The Minister of Food and Agriculture, Bryan Acheampong, has hinted that the cabinet is currently deliberating on the possibility of granting tax exemptions for the importation of agricultural inputs.
“The problem is, when prices go up, no matter what we do, our businesses are unwilling to bring prices down and that is the problem. Irrespective, I will do all I can to ensure your request is granted,” he stated during a meeting with the Peasant Farmers Association of Ghana (PFAG).
At the meeting held in Accra, the two parties discussed crucial matters influencing the sector’s growth, including granting tax exemptions for the importation of agricultural inputs.
While awaiting the conclusion of discussions at the cabinet level, Mr. Acheampong said his office has been actively approving requests for exemptions for such inputs by importers, disclosing that as at the beginning of this month, more than 60 exemptions had been granted.
The minister’s disclosure comes on the back of concerns raised by PFAG over the austere economic conditions brought about by the International Monetary Fund (IMF) bail-out.
PFAG’s Executive Secretary, Dr. Charles Nyaaba, told the B&FT that given the country’s unsatisfactory performance in food production, leading to rising food inflation, farmers had anticipated that measures would be implemented to enable farmers to enhance their output, ultimately boosting food supply and mitigating inflation.
“We were expecting to see radical measures that will ensure that the Planting for Food and Jobs policy delivers on its mandate; but that hasn’t happened. Instead, as part of the IMF conditions, the government took off tax waivers that the sector actors were benefitting from. For instance, we used to have tax waivers when you are bringing farm mechanisation products; tax waivers on fertiliser, imported seeds, agrochemicals and veterinary medicines. All these waivers have been taken out,” he stated.
He also said food prices, which continue to drive inflation up, will keep rising unless something is done to lower the cost of farm inputs.
Working together for food sustainability
Acknowledging the impact of the taxes on farmers, the Food and Agriculture Minister assured PFAG during the meeting of his resolve to work closely with the association and farmers across the country to increase yields and productivity.
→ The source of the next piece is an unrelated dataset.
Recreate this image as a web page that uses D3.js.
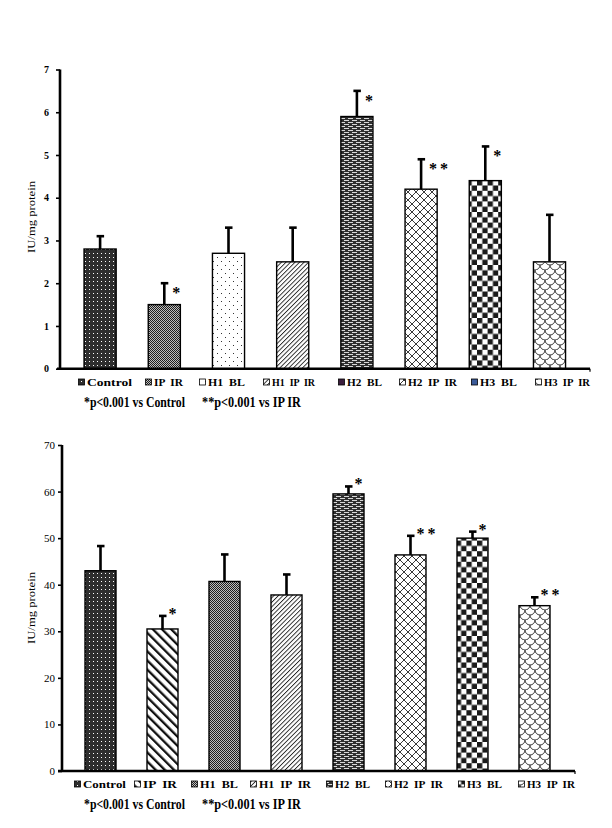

He added that the ministry was implementing strategic measures to guarantee that farmers around the nation have access to inputs.
The issues discussed at the meeting ranged from the current onion crisis – which has resulted in the lock-up of over 60 trucks of imported onions at the Benin and Burkina Faso border, the implementation of the PFJ phase two, and the implications of the new Tax Exemptions Act on the prices of agricultural inputs.
Addressing the onion issue and the plea by onion traders for the ministry to intervene to enable them to move their goods into the country, Mr. Acheampong asserted that the government’s preoccupation was to ensure enough production of onions locally to reduce and eventually stop its importation.
He insisted that while the government is concerned about the locked-up goods and is working diplomatically to resolve the issue, the priority of the ministry is to bring onion producers together and work out a modality that will address the current challenges preventing them from producing enough for domestic consumption.
He continued that the ministry has worked out modalities for the PFJ phase two, which is expected to be launched later in the month. It will address the major concerns of farmers. With an aggregator system, farmers will have access to seeds, fertilisers, extension services, mechanisation and post-harvest services, and will only repay the cost of these services after harvesting.
Responding to concerns of farmers regarding the criteria for the selection of the aggregators under the model, the minister assured that existing aggregators will not be crowded out due to this programme and that the ministry will continually work with the farmers to ensure that the right aggregators are selected for this programme.
He emphasised that the programme is inclusive and that all farmers, including youths, women and aggregators, will form an integral part of it.
Speaking on behalf of PFAG, Dr. Nyaaba was grateful to the minister for his unwavering resolve to work with farmers to improve the fortunes of the sector. He pledged his outfit’s cooperation and support to enable the government to achieve the long-term vision of ensuring food sufficiency in the country.
He also called on all farmers, value chain actors and service providers to join in helping to make Ghana a food hub in the sub-region.